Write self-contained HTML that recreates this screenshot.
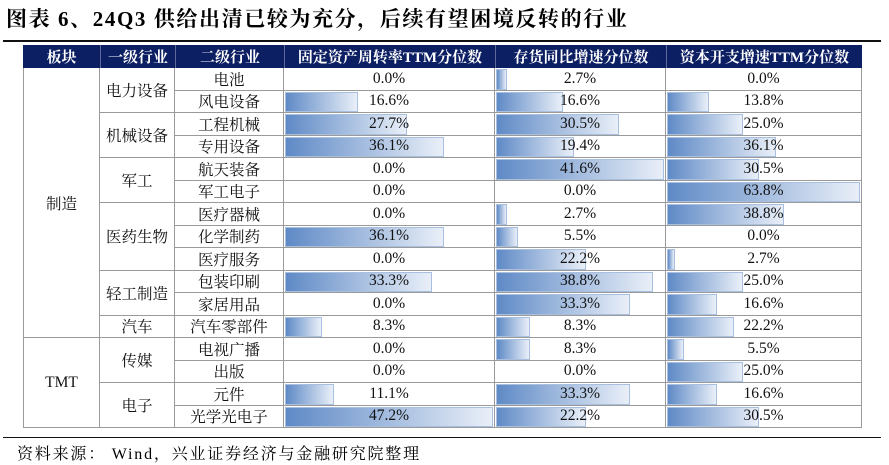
<!DOCTYPE html>
<html><head><meta charset="utf-8">
<style>
body{margin:0;width:889px;height:465px;background:#fff;position:relative;overflow:hidden;font-family:"Liberation Serif","Noto Serif CJK SC",serif;}
.abs{position:absolute;box-sizing:border-box;}
.cell{position:absolute;box-sizing:border-box;display:flex;align-items:center;justify-content:center;font-size:15.5px;color:#111;}
.hd{background:#0c1f63;color:#fff;font-weight:bold;font-size:15px;}
.bar{position:absolute;box-sizing:border-box;background:linear-gradient(to right,#5f8ac6,#e9eff8);border:1px solid #a9bfe0;}
</style></head><body>
<div class="abs" style="left:6px;top:3px;font-size:21px;letter-spacing:1.6px;font-weight:bold;white-space:nowrap;">图表 6、24Q3 供给出清已较为充分，后续有望困境反转的行业</div>
<div class="abs" style="left:3px;top:40px;width:878px;height:2px;background:#111;"></div>
<div id="tbl"></div>
<div class="abs" style="left:3px;top:437px;width:878px;height:1px;background:#111;"></div>
<div class="abs" style="left:17px;top:441px;font-size:16px;letter-spacing:1.8px;white-space:nowrap;">资料来源： Wind，兴业证券经济与金融研究院整理</div>
<script>
const headers=["板块","一级行业","二级行业","固定资产周转率TTM分位数","存货同比增速分位数","资本开支增速TTM分位数"];
const sectors=[["制造",12],["TMT",4]];
const industries=[["电力设备",2],["机械设备",2],["军工",2],["医药生物",3],["轻工制造",2],["汽车",1],["传媒",2],["电子",2]];
const subs=["电池","风电设备","工程机械","专用设备","航天装备","军工电子","医疗器械","化学制药","医疗服务","包装印刷","家居用品","汽车零部件","电视广播","出版","元件","光学光电子"];
const fixedAsset=[0,16.6,27.7,36.1,0,0,0,36.1,0,33.3,0,8.3,0,0,11.1,47.2];
const inventory=[2.7,16.6,30.5,19.4,41.6,0,2.7,5.5,22.2,38.8,33.3,8.3,8.3,0,33.3,22.2];
const capex=[0,13.8,25.0,36.1,30.5,63.8,38.8,0,2.7,25.0,16.6,22.2,5.5,25.0,16.6,30.5];

const T=document.getElementById('tbl');
const xs=[23,100,175,284,495,666,862];
const top0=45,hh=23,rh=22.5;
const line='1px solid #9a9a9a';
function cell(x0,x1,y0,y1,txt,cls){
  const d=document.createElement('div');
  d.className='cell '+(cls||'');
  d.style.left=x0+'px';d.style.top=y0+'px';d.style.width=(x1-x0)+'px';d.style.height=(y1-y0)+'px';
  d.textContent=txt;T.appendChild(d);return d;
}
headers.forEach((h,i)=>{
  const c=cell(xs[i],xs[i+1],top0,top0+hh,h,'hd');
  
  
  if(i>0)c.style.borderLeft='1px solid #ffffff55';
});
const y0=top0+hh;
const rowY=i=>y0+i*rh;
let r=0;
sectors.forEach(s=>{
  const c=cell(xs[0],xs[1],rowY(r),rowY(r+s[1]),s[0]);
  
  
  c.style.borderLeft=line;c.style.borderRight=line;c.style.borderBottom=line;
  r+=s[1];
});
r=0;
industries.forEach(s=>{
  const c=cell(xs[1],xs[2],rowY(r),rowY(r+s[1]),s[0]);
  
  
  c.style.borderRight=line;c.style.borderBottom=line;
  r+=s[1];
});
const cols=[fixedAsset,inventory,capex];
subs.forEach((n,i)=>{
  const c=cell(xs[2],xs[3],rowY(i),rowY(i+1),n);
  
  
  c.style.borderRight=line;c.style.borderBottom=line;
  cols.forEach((arr,k)=>{
    const mx=Math.max(...arr);
    const x0=xs[3+k],x1=xs[4+k];
    const v=arr[i];
    if(v>0){
      const b=document.createElement('div');
      b.className='bar';
      
      
      const w=(x1-x0-3)*v/mx;
      b.style.left=(x0+1)+'px';b.style.top=(rowY(i)+1)+'px';
      b.style.width=Math.max(w,3)+'px';b.style.height=(rh-2)+'px';
      T.appendChild(b);
    }
    const t=cell(x0,x1,rowY(i),rowY(i+1),v.toFixed(1)+'%');
    
    
    t.style.borderRight=line;t.style.borderBottom=line;
  });
});
</script>
</body></html>
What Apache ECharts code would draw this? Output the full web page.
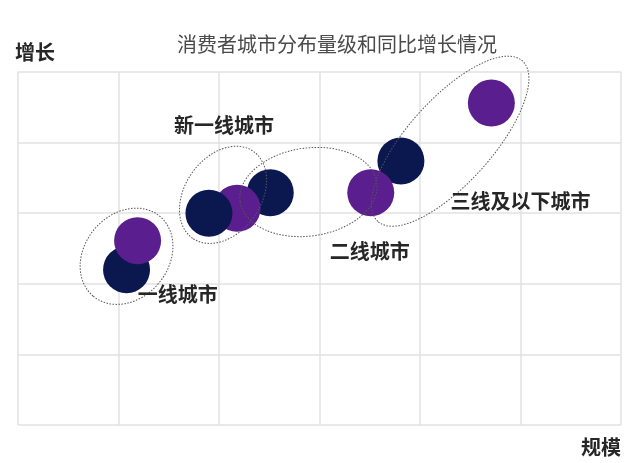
<!DOCTYPE html>
<html>
<head>
<meta charset="utf-8">
<script src="https://cdn.jsdelivr.net/npm/echarts@6/dist/echarts.min.js"></script>
<style>
  html, body {margin: 0; padding: 0; background: #fff;}
  #main {width: 640px; height: 463px;}
</style>
</head>
<body>
<div id="main"></div>
<script>
// 规模 (x) / 增长 (y), grid units
const navyPoints = [[1.08, 2.20], [1.90, 3.00], [2.51, 3.29], [3.81, 3.74]];
const purplePoints = [[1.19, 2.61], [2.18, 3.07], [3.51, 3.29], [4.71, 4.56]];
// draw order (later on top)
const drawOrder = [['navy', 2], ['purple', 1], ['navy', 1], ['navy', 0], ['purple', 0], ['navy', 3], ['purple', 2], ['purple', 3]];

const tierNames = ['一线城市', '新一线城市', '二线城市', '三线及以下城市'];
const tierLabelPos = [[1.59, 1.85], [2.05, 4.24], [3.50, 2.46], [5.00, 3.16]];
const ringCenters = [[1.08, 2.39], [2.04, 3.26], [2.89, 3.30], [4.30, 4.02]];

// ring shape in px: semi-major, semi-minor, tilt deg
const ringShape = [[52, 42, 50], [53, 38, 55], [69, 44, 8], [108, 42, 48]];
const colors = {navy: '#0b1850', purple: '#5a1e8e'};
const font = '"Noto Sans CJK SC", "Noto Sans", sans-serif';

let bubbleData = drawOrder.map(function (o) {
  let p = o[0] === 'navy' ? navyPoints[o[1]] : purplePoints[o[1]];
  return {value: p, itemStyle: {color: colors[o[0]]}};
});

let myChart = echarts.init(document.getElementById('main'));
let option = {
  animation: false,
  title: {
    text: '消费者城市分布量级和同比增长情况',
    left: 172,
    top: 29,
    textStyle: {fontFamily: font, fontSize: 20, fontWeight: 'normal', color: '#4a4a4a'}
  },
  graphic: [
    {type: 'text', left: 15, top: 42, style: {text: '增长', font: 'bold 20px ' + font, fill: '#262626'}},
    {type: 'text', left: 581, top: 437, style: {text: '规模', font: 'bold 20px ' + font, fill: '#262626'}}
  ],
  grid: {left: 18, right: 19, top: 72, bottom: 38},
  xAxis: {
    type: 'value', min: 0, max: 6, interval: 1,
    axisLine: {show: false}, axisTick: {show: false}, axisLabel: {show: false},
    splitLine: {show: true, lineStyle: {color: '#e2e2e2', width: 1.5}}
  },
  yAxis: {
    type: 'value', min: 0, max: 5, interval: 1,
    axisLine: {show: false}, axisTick: {show: false}, axisLabel: {show: false},
    splitLine: {show: true, lineStyle: {color: '#e2e2e2', width: 1.5}}
  },
  series: [
    {
      type: 'scatter',
      symbolSize: 47,
      itemStyle: {opacity: 1},
      data: bubbleData,
      z: 2
    },
    {
      type: 'custom',
      z: 3,
      data: ringCenters,
      renderItem: function (params, api) {
        let c = api.coord([api.value(0), api.value(1)]);
        let s = ringShape[params.dataIndex];
        return {
          type: 'ellipse',
          x: c[0], y: c[1],
          rotation: s[2] * Math.PI / 180,
          shape: {cx: 0, cy: 0, rx: s[0], ry: s[1]},
          style: {fill: 'none', stroke: '#555', lineWidth: 1, lineDash: [1.5, 1.5]}
        };
      }
    },
    {
      type: 'scatter',
      symbolSize: 0,
      z: 4,
      itemStyle: {opacity: 1},
      data: tierLabelPos.map(function (p, i) {
        return {value: p, name: tierNames[i]};
      }),
      label: {
        show: true,
        position: 'inside',
        formatter: '{b}',
        fontFamily: font,
        fontSize: 20,
        fontWeight: 'bold',
        color: '#262626'
      }
    }
  ]
};
myChart.setOption(option);
</script>
</body>
</html>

********************

Task directions:
Take out nothing but the lines from the one containing "What Apache ECharts" to the one containing "2], ['purple', 3]];", inclusive, retyped exactly. Drop the pictures.

Task answer:
What Apache ECharts code would draw this? Output the full web page.
<!DOCTYPE html>
<html>
<head>
<meta charset="utf-8">
<script src="https://cdn.jsdelivr.net/npm/echarts@6/dist/echarts.min.js"></script>
<style>
  html, body {margin: 0; padding: 0; background: #fff;}
  #main {width: 640px; height: 463px;}
</style>
</head>
<body>
<div id="main"></div>
<script>
// 规模 (x) / 增长 (y), grid units
const navyPoints = [[1.08, 2.20], [1.90, 3.00], [2.51, 3.29], [3.81, 3.74]];
const purplePoints = [[1.19, 2.61], [2.18, 3.07], [3.51, 3.29], [4.71, 4.56]];
// draw order (later on top)
const drawOrder = [['navy', 2], ['purple', 1], ['navy', 1], ['navy', 0], ['purple', 0], ['navy', 3], ['purple', 2], ['purple', 3]];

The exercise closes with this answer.